## Start

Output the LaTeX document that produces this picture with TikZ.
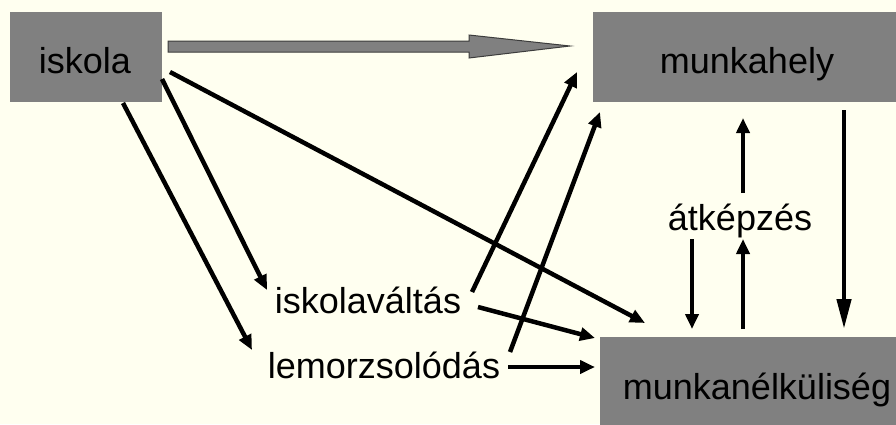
\documentclass[tikz,border=0pt]{standalone}
\usepackage{fontspec}
\setmainfont{Liberation Sans}
\usetikzlibrary{arrows.meta}
\definecolor{bg}{RGB}{255,255,240}
\definecolor{boxgray}{RGB}{128,128,128}
\definecolor{edgegray}{RGB}{60,60,60}
\tikzset{
  box/.style={fill=boxgray, draw=none, inner sep=0pt},
  lbl/.style={font=\fontsize{36}{40}\selectfont, inner sep=0pt, anchor=base, text=black},
  conn/.style={line width=4.5pt, -{Triangle[length=15pt,width=13pt]}},
  longconn/.style={line width=4.5pt, -{Triangle[length=30pt,width=14pt]}},
  bigarrow/.style={fill=boxgray, draw=edgegray, line width=1pt, line join=miter}
}
\begin{document}
\begin{tikzpicture}[x=1pt,y=-1pt]
\fill[bg] (0,0) rectangle (896,424);
\useasboundingbox (0,0) rectangle (896,424);
\clip (0,0) rectangle (896,424);
% boxes
\node[box, minimum width=152pt, minimum height=90pt] (iskolabox) at (86,57) {};
\node[box, minimum width=303pt, minimum height=90pt] (munkahelybox) at (744.5,57) {};
\node[box, minimum width=296pt, minimum height=90pt] (munkanbox) at (748,382) {};
% labels
\node[lbl] (iskola) at (85,73) {iskola};
\node[lbl] (munkahely) at (747,73) {munkahely};
\node[lbl] (munkan) at (757,399) {munkanélküliség};
\node[lbl] (iskvalt) at (368,313) {iskolaváltás};
\node[lbl] (lemorz) at (384,378) {lemorzsolódás};
\node[lbl] (atkepz) at (740,230) {átképzés};
% connector end points
\coordinate (i1) at (170,72);
\coordinate (i2) at (162,79);
\coordinate (i3) at (123,103);
\coordinate (n1) at (645,323);
\coordinate (v1) at (267,290);
\coordinate (l1) at (252,350);
\coordinate (v2) at (472,292);
\coordinate (m1) at (577,72);
\coordinate (l2) at (510,352);
\coordinate (m2) at (600,112);
\coordinate (v3) at (478,307);
\coordinate (n2) at (595,338);
\coordinate (l3) at (508,367);
\coordinate (n3) at (595,367);
\coordinate (a1) at (743,193);
\coordinate (m3) at (743,118);
\coordinate (n4) at (743,329);
\coordinate (a2) at (743,239);
\coordinate (a3) at (692,239);
\coordinate (n5) at (692,329);
\coordinate (m4) at (844,110);
\coordinate (n6) at (844,329);
\coordinate (bs) at (168,46.5);
% big gray arrow iskola -> munkahely
\draw[bigarrow] (bs) ++(0,-5.5) -- ++(301,0) -- ++(0,-6) -- ++(101,11) -- ++(-101,12) -- ++(0,-6) -- ++(-301,0) -- cycle;
% connectors
\draw[conn] (i1) -- (n1);
\draw[conn] (i2) -- (v1);
\draw[conn] (i3) -- (l1);
\draw[conn] (v2) -- (m1);
\draw[conn] (l2) -- (m2);
\draw[conn] (v3) -- (n2);
\draw[conn] (l3) -- (n3);
\draw[conn] (a1) -- (m3);
\draw[conn] (n4) -- (a2);
\draw[conn] (a3) -- (n5);
\draw[longconn] (m4) -- (n6);
\end{tikzpicture}
\end{document}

## End

Task requirements
Without the pictures, retype the whole of the material above exactly.

Final result
Output the LaTeX document that produces this picture with TikZ.
\documentclass[tikz,border=0pt]{standalone}
\usepackage{fontspec}
\setmainfont{Liberation Sans}
\usetikzlibrary{arrows.meta}
\definecolor{bg}{RGB}{255,255,240}
\definecolor{boxgray}{RGB}{128,128,128}
\definecolor{edgegray}{RGB}{60,60,60}
\tikzset{
  box/.style={fill=boxgray, draw=none, inner sep=0pt},
  lbl/.style={font=\fontsize{36}{40}\selectfont, inner sep=0pt, anchor=base, text=black},
  conn/.style={line width=4.5pt, -{Triangle[length=15pt,width=13pt]}},
  longconn/.style={line width=4.5pt, -{Triangle[length=30pt,width=14pt]}},
  bigarrow/.style={fill=boxgray, draw=edgegray, line width=1pt, line join=miter}
}
\begin{document}
\begin{tikzpicture}[x=1pt,y=-1pt]
\fill[bg] (0,0) rectangle (896,424);
\useasboundingbox (0,0) rectangle (896,424);
\clip (0,0) rectangle (896,424);
% boxes
\node[box, minimum width=152pt, minimum height=90pt] (iskolabox) at (86,57) {};
\node[box, minimum width=303pt, minimum height=90pt] (munkahelybox) at (744.5,57) {};
\node[box, minimum width=296pt, minimum height=90pt] (munkanbox) at (748,382) {};
% labels
\node[lbl] (iskola) at (85,73) {iskola};
\node[lbl] (munkahely) at (747,73) {munkahely};
\node[lbl] (munkan) at (757,399) {munkanélküliség};
\node[lbl] (iskvalt) at (368,313) {iskolaváltás};
\node[lbl] (lemorz) at (384,378) {lemorzsolódás};
\node[lbl] (atkepz) at (740,230) {átképzés};
% connector end points
\coordinate (i1) at (170,72);
\coordinate (i2) at (162,79);
\coordinate (i3) at (123,103);
\coordinate (n1) at (645,323);
\coordinate (v1) at (267,290);
\coordinate (l1) at (252,350);
\coordinate (v2) at (472,292);
\coordinate (m1) at (577,72);
\coordinate (l2) at (510,352);
\coordinate (m2) at (600,112);
\coordinate (v3) at (478,307);
\coordinate (n2) at (595,338);
\coordinate (l3) at (508,367);
\coordinate (n3) at (595,367);
\coordinate (a1) at (743,193);
\coordinate (m3) at (743,118);
\coordinate (n4) at (743,329);
\coordinate (a2) at (743,239);
\coordinate (a3) at (692,239);
\coordinate (n5) at (692,329);
\coordinate (m4) at (844,110);
\coordinate (n6) at (844,329);
\coordinate (bs) at (168,46.5);
% big gray arrow iskola -> munkahely
\draw[bigarrow] (bs) ++(0,-5.5) -- ++(301,0) -- ++(0,-6) -- ++(101,11) -- ++(-101,12) -- ++(0,-6) -- ++(-301,0) -- cycle;
% connectors
\draw[conn] (i1) -- (n1);
\draw[conn] (i2) -- (v1);
\draw[conn] (i3) -- (l1);
\draw[conn] (v2) -- (m1);
\draw[conn] (l2) -- (m2);
\draw[conn] (v3) -- (n2);
\draw[conn] (l3) -- (n3);
\draw[conn] (a1) -- (m3);
\draw[conn] (n4) -- (a2);
\draw[conn] (a3) -- (n5);
\draw[longconn] (m4) -- (n6);
\end{tikzpicture}
\end{document}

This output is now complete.